Anders als sonst, schreibt Koontz diesmal nicht in der objektiven dritten Person, sondern vollständig aus der Sicht Proteus, dessen Verbindungen gekappt wurden und der sich nun vor seinen Schöpfern rechtfertigt um zu verhindern, dass er abgeschaltet wird. – Und genau darin liegt die Stärke des Buches. Koontz, der die Welt seiner Schurken schon immer besser zu schildern wusste, als die seiner Helden (vielleicht ein dunkler Trieb, den er durch seine übertriebenen Gutmenschenprotagonisten zu kompensieren versucht?) liefert mit Proteus eine komplexe und glaubwürdige Figur, deren rücksichtsloses Vorgehe zwar erschreckt, der aber mit seiner Angst vor dem abgeschaltet werden, seiner Einsamkeit und seiner Sehnsucht zeitweise durchaus auch das Mitgefühl des Lesers zu erringen vermag. Er ist nicht einfach ein böses Maschinenmonster (er selber verweist auf „2001 – Odysse im Weltraum“ und „Terminator“ um den Unterschied zu betonen), er bedauert es, dass er Menschen benutzen und bisweilen auch töten muss, entschuldigt sich fortwährend für seine Handlungen und beteuert seinen guten Willen. Dabei geht es jedoch nie soweit, dass er wie ein armer Edward Scissorhands wirkt: Wenn er von Wutanfällen übermannt wird, grausame Scherze macht oder Shenk zwingt, sich eine Waffe in den Mund zu stecken, um ihn zu disziplinieren, wird erschreckend klar, wie skrupellos und fern jeder wirklichen menschlichen Regung er eigentlich ist.

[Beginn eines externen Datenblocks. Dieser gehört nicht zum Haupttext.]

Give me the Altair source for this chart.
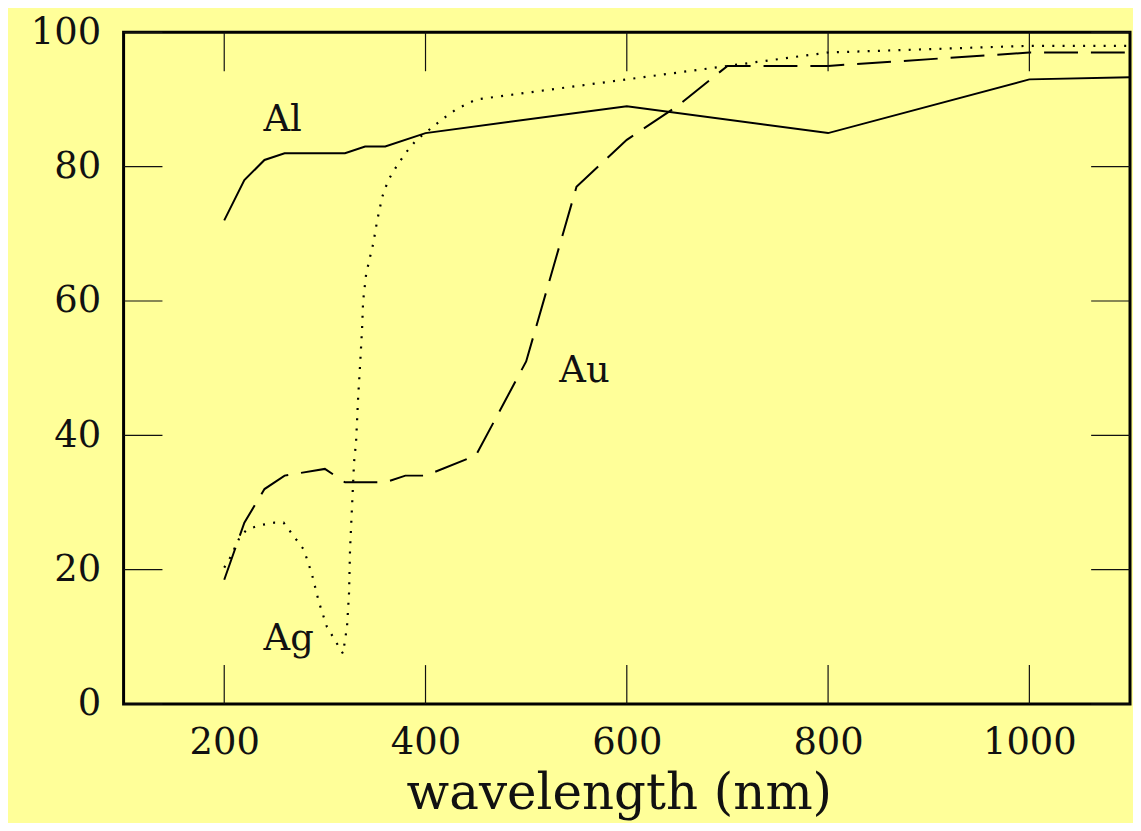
import altair as alt
import pandas as pd

# Al (solid)
al_wl = [200, 220, 240, 260, 320, 340, 360, 400, 600, 800, 1000, 1100]
al_r = [72, 78, 81, 82, 82, 83, 83, 85, 89, 85, 93, 93.3]

# Au (dashed)
au_wl = [200, 220, 240, 260, 300, 320, 360, 380, 400, 450, 500, 550, 600, 650, 700, 800, 1000, 1100]
au_r = [18.5, 27, 32, 34, 35, 33, 33, 34, 34, 37, 51, 77, 84, 89, 95, 95, 97, 97]

# Ag (dotted)
ag_wl = [200, 205, 216, 223, 235, 250, 259, 269, 279, 287, 294, 302, 310, 318, 322, 324, 325,
         327, 329, 331, 333, 335, 337, 338, 341, 344, 348, 352, 357, 363, 371, 380, 391, 402,
         416, 430, 450, 600, 700, 800, 1000, 1100]
ag_r = [20.3, 21.5, 25, 26, 26.6, 27, 27, 25, 23, 19.4, 15.2, 11.5, 9.5, 7.5, 11.5, 16.5, 23,
        29.5, 36, 39, 45.5, 50.5, 56, 60, 64, 66, 68.5, 72, 75.5, 78, 80, 82, 84, 85.3,
        87, 88.5, 90, 93, 95, 97, 98, 98]

# curve labels
lab_text = ["Al", "Au", "Ag"]
lab_x = [258, 558, 264]
lab_y = [85.3, 47.9, 8.0]

x_ticks = [200, 400, 600, 800, 1000]
y_ticks = [0, 20, 40, 60, 80, 100]

FONT = "DejaVu Serif"
W, H = 1010, 674

xs = alt.Scale(domain=[100, 1100], nice=False, zero=False)
ys = alt.Scale(domain=[0, 100], nice=False, zero=False)

x_axis = alt.Axis(values=x_ticks, format="d", ticks=False, tickSize=0, domain=False, grid=False,
                  labelFont=FONT, labelFontSize=37, labelColor="#111", labelPadding=21,
                  labelBaseline="top", labelFlush=False,
                  title="wavelength (nm)", titleFont=FONT, titleFontSize=50,
                  titleFontWeight="normal", titleColor="#111", titleX=497, titleY=105,
                  titleBaseline="alphabetic", titleAlign="center")
y_axis = alt.Axis(values=y_ticks, format="d", ticks=False, tickSize=0, domain=False, grid=False,
                  labelFont=FONT, labelFontSize=37, labelColor="#111", labelPadding=23,
                  labelBaseline="middle", labelFlush=False, title=None)

df_al = pd.DataFrame({"wl": al_wl, "r": al_r})
df_au = pd.DataFrame({"wl": au_wl, "r": au_r})
df_ag = pd.DataFrame({"wl": ag_wl, "r": ag_r})
df_lab = pd.DataFrame({"t": lab_text, "x": lab_x, "y": lab_y})
df_xt = pd.DataFrame({"v": x_ticks})
df_yt = pd.DataFrame({"v": y_ticks})

base_x = alt.X("wl:Q", scale=xs, axis=x_axis)
base_y = alt.Y("r:Q", scale=ys, axis=y_axis)

line_al = alt.Chart(df_al).mark_line(color="black", strokeWidth=2).encode(x=base_x, y=base_y)
line_au = alt.Chart(df_au).mark_line(color="black", strokeWidth=2, strokeDash=[34, 13]).encode(
    x=alt.X("wl:Q", scale=xs), y=alt.Y("r:Q", scale=ys))
line_ag = alt.Chart(df_ag).mark_line(color="black", strokeWidth=2.2, strokeDash=[2, 8.3]).encode(
    x=alt.X("wl:Q", scale=xs), y=alt.Y("r:Q", scale=ys))

labels = alt.Chart(df_lab).mark_text(font=FONT, fontSize=37, color="#111", align="center",
                                     baseline="alphabetic").encode(
    x=alt.X("x:Q", scale=xs), y=alt.Y("y:Q", scale=ys), text="t:N")

tick_col = "#111"
xt_bot = alt.Chart(df_xt).mark_rule(color=tick_col, strokeWidth=1.2).encode(
    x=alt.X("v:Q", scale=xs), y=alt.value(H), y2=alt.value(H - 39))
xt_top = alt.Chart(df_xt).mark_rule(color=tick_col, strokeWidth=1.2).encode(
    x=alt.X("v:Q", scale=xs), y=alt.value(0), y2=alt.value(39))
yt_left = alt.Chart(df_yt).mark_rule(color=tick_col, strokeWidth=1.2).encode(
    y=alt.Y("v:Q", scale=ys), x=alt.value(0), x2=alt.value(39))
yt_right = alt.Chart(df_yt).mark_rule(color=tick_col, strokeWidth=1.2).encode(
    y=alt.Y("v:Q", scale=ys), x=alt.value(W), x2=alt.value(W - 39))

chart = alt.layer(line_al, line_au, line_ag, labels, xt_bot, xt_top, yt_left, yt_right).properties(
    width=W, height=H,
    background="#FFFF99",
    autosize=alt.AutoSizeParams(type="none"),
    padding={"left": 116, "top": 23, "right": 3, "bottom": 118},
).configure_view(stroke="black", strokeWidth=3, fill="#FFFF99")

chart.save("out.html", embed_options={"renderer": "svg", "actions": False})
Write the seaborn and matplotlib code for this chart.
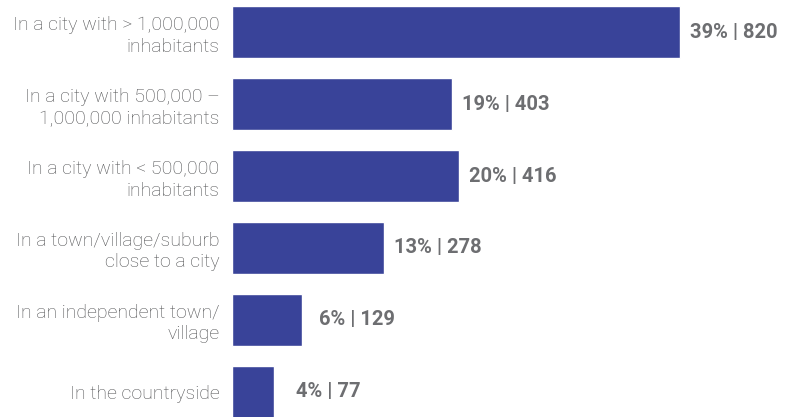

„Und Sandra Bullock ist reizend. Haben Sie sie in ‚Während du schliefst’ gesehen? […] Sie würde sich gut als Mutter der Zukunft eignen, und ich wäre erfreut, sie zu befruchten.“
Eine surreale Note bekommt der Monolog der Maschine dadurch, dass er noch immer hofft, ein Kind zeugen zu können. Wenn Susan als dessen Mutter nicht zur Verfügung steht, wüsste er noch andere Kandidatinnen, wie Winona Ryder, Mira Sorvino oder eben Sandra Bullock. Der chauvinistische Proteus zweifelt nicht eine Sekunde daran, dass sie sich ihm gern zur Verfügung stellen würden, schließlich werde er dereinst die Welt beherrschen und sei daher die denkbar beste Partie.
Ist dieses Mischwerk aus altem und neuem Koontz also das Meisterwerk, auf das wir nicht mehr zu hoffen gewagt haben? Leider doch nicht: Gegen Ende stürzt das Buch dann leider wieder in altbekanntes Terrain ab, da der Autor seine göttliche Susan natürlich nicht dem Monster überlassen und dessen Plan aufgehen lassen kann.
Demnach rettet sie sich wenige Seiten vor dem Ende mit einem simplen, nicht irgendwie vorbereiteten Trick, der wohl niemanden überraschen oder begeistern wird (obwohl es natürlich irgendwie passt, die Geschichte einer gottgleichen Maschine mit einem deus ex machina zu beenden). Begleitet wird das ganze vom obligatorischen Überwinden des Traumas unter herunterleiern von „Ich will kein Opfer mehr sein“-Platitüden und in einem selbstgerechten Nachwort freut sich der Autor darüber, was für eine glänzende Satire über seine engstirnigen Geschlechtsgenossen er da fabriziert habe.
Zu schade, da das Buch mit einem bösartigen Ende als Krönung wirklich ein tadellos finsterer Spaß gewesen wäre. Ich kenne die alte Fassung nicht, aber wie ich hörte soll die Sache damals anders ausgegangen sein. – Tja, da sind wir wieder bei der unheilvollen Entwicklung des Dean Ray Koontz.